Being a true Rees I insist on calling you aunt & I notice that you keep on calling me cousin so you must be a thorough Rees, also. -- The Reeses never on any account give way on any point whatever!!
Re the photograph containing my uncle Caleb -- the young lady is not his daughter -- she is Gwynneth Rees 2nd daughter of my Uncle Martin. She is a very nice girl -- celebrating her 21st birthday somewhen in April. She has lately completed a course at the Middlesex Hospital & is now a certified masseuse with diplomas for Ray treatment etc etc. I reckon she will get a posh job soon in a new palatial Nursing Home in the West End. My name is ERNEST, so you need not address me as EARNEST c/o Phebe Rees as my sister's name is PhOEBE (named after grandmother -- your aunt -- by marriage.) I reckon you were getting a dig at me on account of my teasing you about your visit to Wales. Well Tit for Tat & honours are even!
Very sorry I cannot lay my hands on any of the Welsh appreciations of my father -- they have got misplaced somewhere. Will send you some when I come accross them.

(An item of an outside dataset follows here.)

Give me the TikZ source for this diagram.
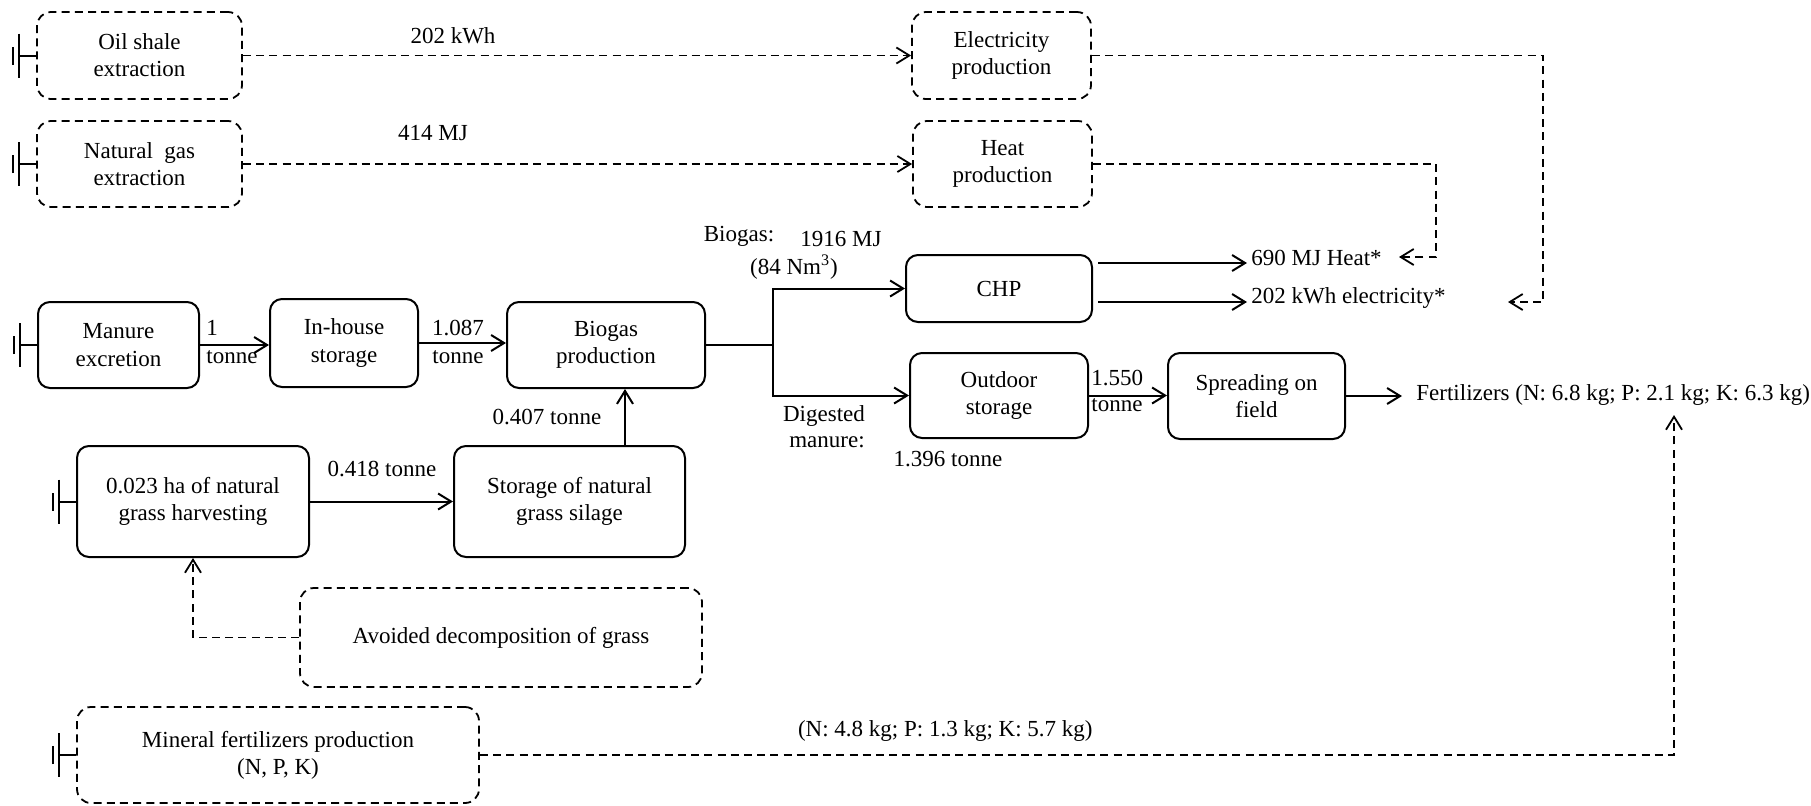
\documentclass[tikz,border=0pt]{standalone}
\usepackage{fontspec}
\setmainfont{Liberation Serif}
\usetikzlibrary{arrows.meta}
\newcommand\groundsym[1]{\draw[gndline] (#1.west) -- ++(-17,0) ++(0,-22) -- ++(0,44) ++(-6,-13) -- ++(0,-18);}
\begin{document}
\begin{tikzpicture}[x=0.5pt,y=-0.5pt,
  font=\fontsize{11.5}{13.6}\selectfont,
  sbox/.style={draw, line width=1pt, rounded corners=6pt, align=center, inner sep=0pt},
  dbox/.style={draw, line width=0.9pt, dash pattern=on 4pt off 2.6pt, rounded corners=7pt, align=center, inner sep=0pt},
  lbl/.style={inner sep=0pt, align=center},
  arr/.style={line width=1pt, -{Straight Barb[length=6.5pt,width=8pt,line width=1pt]}},
  darr/.style={line width=0.9pt, dash pattern=on 4pt off 2.6pt, -{Straight Barb[length=6.5pt,width=8pt,line width=0.9pt]}},
  gndline/.style={line width=1pt}]
\useasboundingbox (0,0) rectangle (1811,805);

% boxes
\node[dbox, minimum width=102.5pt, minimum height=43.5pt] (oil) at (139.5,55.5) {Oil shale\\extraction};
\node[dbox, minimum width=102.5pt, minimum height=43pt] (gas) at (139.5,164) {Natural\ \ gas\\extraction};
\node[dbox, minimum width=89.5pt, minimum height=43.5pt] (elec) at (1001.5,55.5) {Electricity\\production};
\node[dbox, minimum width=89.5pt, minimum height=43pt] (heat) at (1002.5,164) {Heat\\production};
\node[sbox, minimum width=80.5pt, minimum height=43pt] (manure) at (118.5,345) {Manure\\excretion};
\node[sbox, minimum width=74pt, minimum height=44pt] (inhouse) at (344,343) {In-house\\storage};
\node[sbox, minimum width=99pt, minimum height=43pt] (biogas) at (606,345) {Biogas\\production};
\node[sbox, minimum width=93pt, minimum height=33.5pt] (chp) at (999,288.5) {CHP};
\node[sbox, minimum width=89pt, minimum height=42.5pt] (outdoor) at (999,395.5) {Outdoor\\storage};
\node[sbox, minimum width=88.5pt, minimum height=43pt] (spread) at (1256.5,396) {Spreading on\\field};
\node[sbox, minimum width=116pt, minimum height=55.5pt] (harvest) at (193,501.5) {0.023 ha of natural\\grass harvesting};
\node[sbox, minimum width=115.5pt, minimum height=55.5pt] (silage) at (569.5,501.5) {Storage of natural\\grass silage};
\node[dbox, minimum width=201pt, minimum height=49.5pt] (avoided) at (501,637.5) {Avoided decomposition of grass};
\node[dbox, minimum width=201pt, minimum height=48pt] (mineral) at (278,755) {Mineral fertilizers production\\(N, P, K)};

% ground symbols
\groundsym{oil}
\groundsym{gas}
\groundsym{manure}
\groundsym{harvest}
\groundsym{mineral}

% labels
\node[lbl] (l202) at (453,36) {202 kWh};
\node[lbl] (l414) at (433,133) {414 MJ};
\node[lbl, anchor=west] (l1a) at (206,328) {1};
\node[lbl, anchor=west] (l1b) at (206,357) {tonne};
\node[lbl] (l1087a) at (458,328) {1.087};
\node[lbl] (l1087b) at (458,357) {tonne};
\node[lbl] (l407) at (547,417) {0.407 tonne};
\node[lbl] (l418) at (382,469) {0.418 tonne};
\node[lbl] (lbiogas) at (739,236) {Biogas:};
\node[lbl] (l1916) at (841,239) {1916 MJ};
\node[lbl] (l84) at (794,267) {(84 Nm\textsuperscript{3})};
\node[lbl] (ldig) at (824,416) {Digested};
\node[lbl] (lman) at (827,442) {manure:};
\node[lbl] (l1396) at (948,459) {1.396 tonne};
\node[lbl, anchor=west] (l1550a) at (1091,378) {1.550};
\node[lbl, anchor=west] (l1550b) at (1091,405) {tonne};
\node[lbl, anchor=west] (lheat) at (1251,258) {690 MJ Heat*};
\node[lbl, anchor=west] (lelec) at (1251,298) {202 kWh electricity*};
\node[lbl, anchor=west] (fert) at (1416,395) {Fertilizers (N: 6.8 kg; P: 2.1 kg; K: 6.3 kg)};
\node[lbl, anchor=east] (lmin) at (1093,731) {(N: 4.8 kg; P: 1.3 kg; K: 5.7 kg)};

% coordinates for free ends and bends
\coordinate (br) at (773,345);
\coordinate (heatend) at (1247,263);
\coordinate (elecend) at (1247,302);
\coordinate (hc) at (1436,257);
\coordinate (heatin) at (1399,257);
\coordinate (ec) at (1543,302);
\coordinate (elecin) at (1508,302);
\coordinate (fertin) at (1402,396);
\coordinate (fup) at (1674,415);
\coordinate (vx) at (625,420);

% dashed connectors
\draw[darr] (oil.east) -- (elec.west);
\draw[darr] (gas.east) -- (heat.west);
\draw[darr] (elec.east) -| (ec) -- (elecin);
\draw[darr] (heat.east) -| (hc) -- (heatin);
\draw[darr] (avoided.west) -| (harvest.south);
\draw[darr] (mineral.east) -| (fup);

% solid connectors
\draw[arr] (manure.east) -- (manure.east -| inhouse.west);
\draw[arr] (inhouse.east) -- (inhouse.east -| biogas.west);
\draw[line width=1pt] (biogas.east) -- (br);
\draw[arr] (br) |- (chp.west);
\draw[arr] (br) |- (outdoor.west);
\draw[arr] (chp.east |- heatend) ++(2.5pt,0) -- (heatend);
\draw[arr] (chp.east |- elecend) ++(2.5pt,0) -- (elecend);
\draw[arr] (outdoor.east) -- (outdoor.east -| spread.west);
\draw[arr] (spread.east) -- (fertin);
\draw[arr] (harvest.east) -- (silage.west);
\draw[arr] (silage.north -| vx) -- (biogas.south -| vx);
\end{tikzpicture}
\end{document}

We have had a very dry winter -- the driest within living memory & the water is getting scarce even in Wales. We scarcely ever get what you call Zero weather in this part of England. Occasionally the mercury touches Zero at night in the Eastern counties particularly the Fen district but very seldom round London. I thank you & your son & his wife for the united regards & hope you are all well.
Am afraid this letter is not very satisfactory -- I've got a nasty feeling consequent on receiving an income tax demand note which gets my goat as we say over here. So I am going to finish before I let you know what I think about the Commissioners of Inland Revenue, the debt to America, Japan's attack on the Chinks etc etc.
Every best wish dear Aunt to you & salutations to your hosts.